“Marcedes” (pronounced in Arabic) is one of three local films now showing at Beirut’s Sofil Metropolis theatre and tells the story of Lebanon’s chronic civil violence through the headlights of the country’s most loved German automobile. The film showcases an impressive amount of pre-war footage of downtown Beirut–back when it was actually a living breathing center of town, and not the upscale-only “centre-ville” central Beirut has become today.

More chilling, however is Marcedes’ footage of the 1980s, when armed young boys paraded around the city, sometimes wearing Halloween masks, while joyfully shooting up buildings and screaching their cars through the streets with ‘donuts’ now increasingly referred to as “drifting.”

The lighthearted ease with which the country was steadily demolished is almost nauseating at times. But only about 20 people, mainly hipsters, showed up to this evening’s 7:30 screening, leaving about 200 empty seats.

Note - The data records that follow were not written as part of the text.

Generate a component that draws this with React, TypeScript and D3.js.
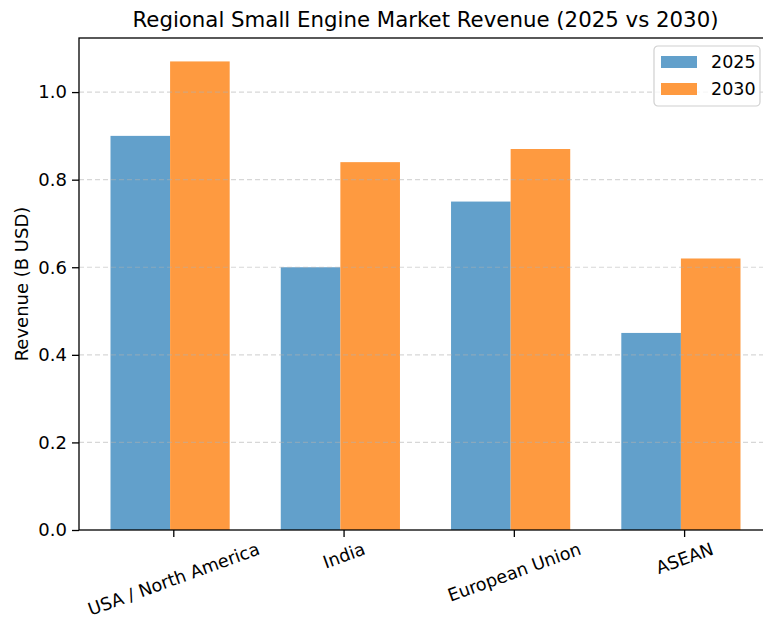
import { useEffect, useRef } from 'react';
import * as d3 from 'd3';

const regions = ['USA / North America', 'India', 'European Union', 'ASEAN'];
const revenue2025 = [0.9, 0.6, 0.75, 0.45];
const revenue2030 = [1.07, 0.84, 0.87, 0.62];
const yTicks = [0.0, 0.2, 0.4, 0.6, 0.8, 1.0];
const seriesNames = ['2025', '2030'];
const colors = ['#62a0cb', '#fe9a40'];

const W = 763;
const H = 620;
const font = 'DejaVu Sans, sans-serif';

const App = () => {
  const svgRef = useRef<SVGSVGElement>(null);

  useEffect(() => {
    const root = d3.select(svgRef.current);
    root.selectAll('*').remove();

    const margin = { top: 38, right: -9, bottom: 90, left: 79 };
    const left = margin.left;
    const right = W - margin.right;
    const top = margin.top;
    const bottom = H - margin.bottom;

    const barW = 0.35;
    const pad = (regions.length - 1 + 2 * barW) * 0.05;
    const x = d3.scaleLinear()
      .domain([-barW - pad, regions.length - 1 + barW + pad])
      .range([left, right]);
    const y = d3.scaleLinear()
      .domain([0, d3.max(revenue2030)! * 1.05])
      .range([bottom, top]);
    // ticks in the original sit a few pixels right of the bar pair boundary
    const tickShift = 3.7;

    const svg = root.attr('width', W).attr('height', H).style('font-family', font);

    // Bars
    [revenue2025, revenue2030].forEach((vals, s) => {
      svg.append('g')
        .selectAll('rect')
        .data(vals)
        .join('rect')
        .attr('x', (_, i) => x(i + (s === 0 ? -barW : 0)))
        .attr('width', x(barW) - x(0))
        .attr('y', d => y(d))
        .attr('height', d => y(0) - y(d))
        .attr('fill', colors[s]);
    });

    // Grid (drawn above bars)
    svg.append('g')
      .selectAll('line')
      .data(yTicks.filter(t => t > 0))
      .join('line')
      .attr('x1', left)
      .attr('x2', right)
      .attr('y1', d => y(d))
      .attr('y2', d => y(d))
      .attr('stroke', '#b0b0b0')
      .attr('stroke-opacity', 0.5)
      .attr('stroke-width', 1.2)
      .attr('stroke-dasharray', '5,3');

    // Y axis
    const yAxis = svg.append('g')
      .attr('transform', `translate(${left},0)`)
      .call(d3.axisLeft(y).tickValues(yTicks).tickFormat(d3.format('.1f')).tickSize(7).tickPadding(5));
    yAxis.select('.domain').remove();
    yAxis.selectAll('line').attr('stroke', '#000').attr('stroke-width', 1.3);
    yAxis.selectAll('text').attr('font-size', 18).attr('font-family', font).attr('fill', '#000');

    // X ticks
    const xg = svg.append('g');
    regions.forEach((r, i) => {
      const cx = x(i) + tickShift;
      xg.append('line')
        .attr('x1', cx).attr('x2', cx)
        .attr('y1', bottom).attr('y2', bottom + 7)
        .attr('stroke', '#000').attr('stroke-width', 1.3);
      const t = xg.append('text')
        .attr('font-size', 17.6)
        .attr('text-anchor', 'middle')
        .attr('dominant-baseline', 'central')
        .text(r);
      const len = (t.node() as SVGTextElement).getComputedTextLength();
      const a = (20 * Math.PI) / 180;
      const hh = 17.6;
      const bboxH = len * Math.sin(a) + hh * Math.cos(a);
      t.attr('transform', `translate(${cx},${bottom + 10 + bboxH / 2}) rotate(-20)`);
    });

    // Spines
    svg.append('rect')
      .attr('x', left).attr('y', top)
      .attr('width', right - left).attr('height', bottom - top)
      .attr('fill', 'none').attr('stroke', '#000').attr('stroke-width', 1.3);

    // Title
    svg.append('text')
      .attr('x', (left + right) / 2)
      .attr('y', 27)
      .attr('text-anchor', 'middle')
      .attr('font-size', 21.3)
      .text('Regional Small Engine Market Revenue (2025 vs 2030)');

    // Y label
    svg.append('text')
      .attr('transform', `translate(28,${(top + bottom) / 2}) rotate(-90)`)
      .attr('text-anchor', 'middle')
      .attr('font-size', 18)
      .text('Revenue (B USD)');

    // Legend
    const lg = svg.append('g').attr('transform', 'translate(654,46)');
    lg.append('rect')
      .attr('width', 106).attr('height', 60).attr('rx', 4)
      .attr('fill', '#fff').attr('fill-opacity', 0.8)
      .attr('stroke', '#d0d0d0').attr('stroke-width', 1.2);
    seriesNames.forEach((n, i) => {
      lg.append('rect')
        .attr('x', 7).attr('y', 10 + i * 27)
        .attr('width', 36).attr('height', 12)
        .attr('fill', colors[i]);
      lg.append('text')
        .attr('x', 57).attr('y', 16 + i * 27)
        .attr('dominant-baseline', 'central')
        .attr('font-size', 17.5)
        .text(n);
    });
  }, []);

  return (
    <svg ref={svgRef} style={{ position: 'absolute', left: 0, top: 0, overflow: 'hidden' }} />
  );
};

export default App;
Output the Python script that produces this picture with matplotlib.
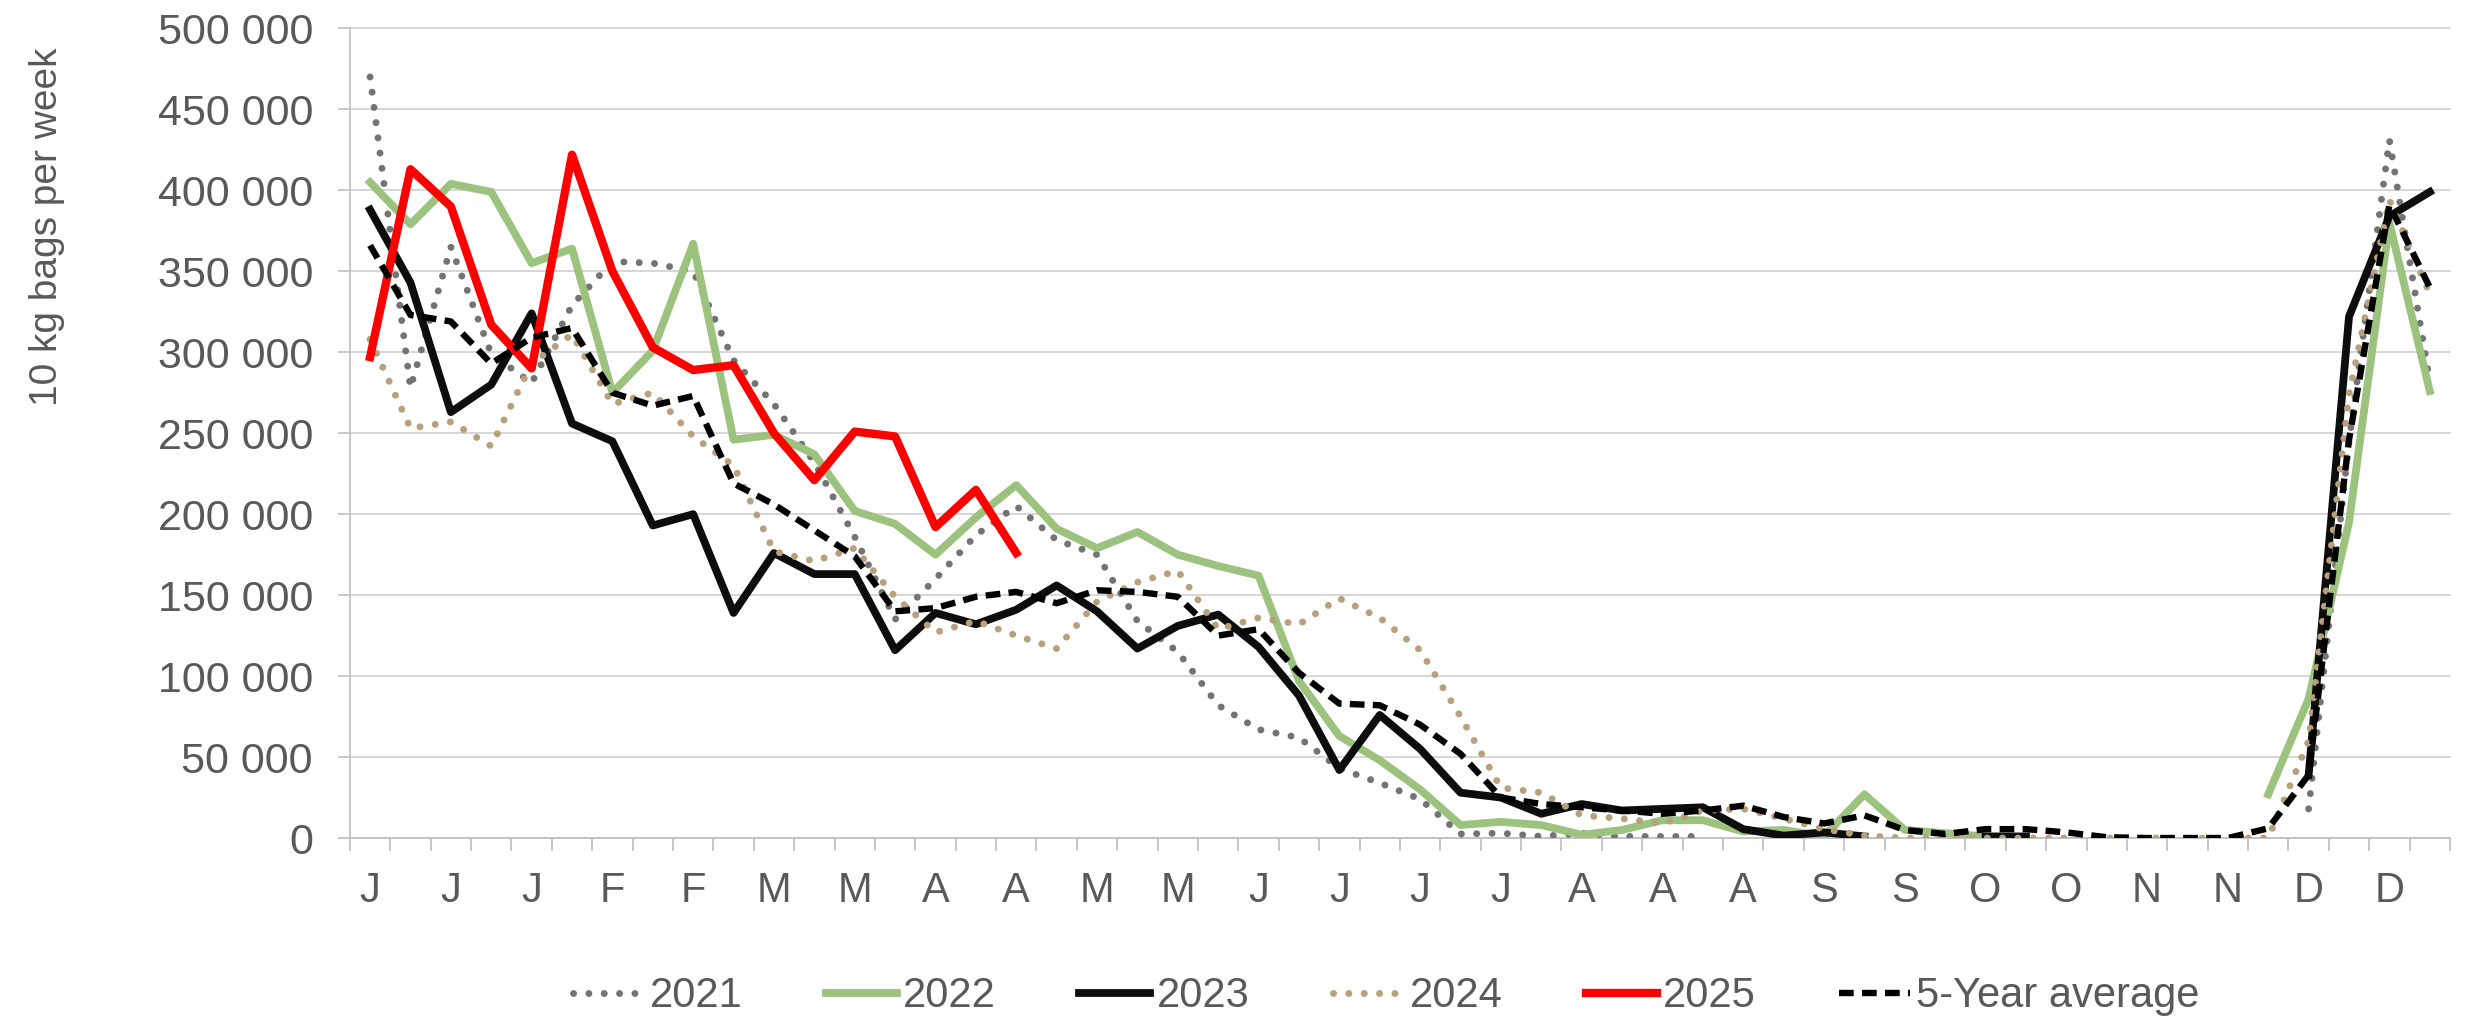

It’s a shame that local cinema is still relegated to art house theaters, when it is the boys of Beirut and Tripoli who were happily shooting up their own neighborhoods just last week, that really need to see this film. That this festival is called “a month of Lebanese cinema” indicates the struggle local artists face in convincing rich Lebanese businessmen to open their stalls and banks to screening and funding local content. Good for Sofil Theatre for doing just that, but hurry because there is only two more weeks left in the festival. Perhaps if more of us showed up, this “month of Lebanese cinema” could become more of a year-long thing.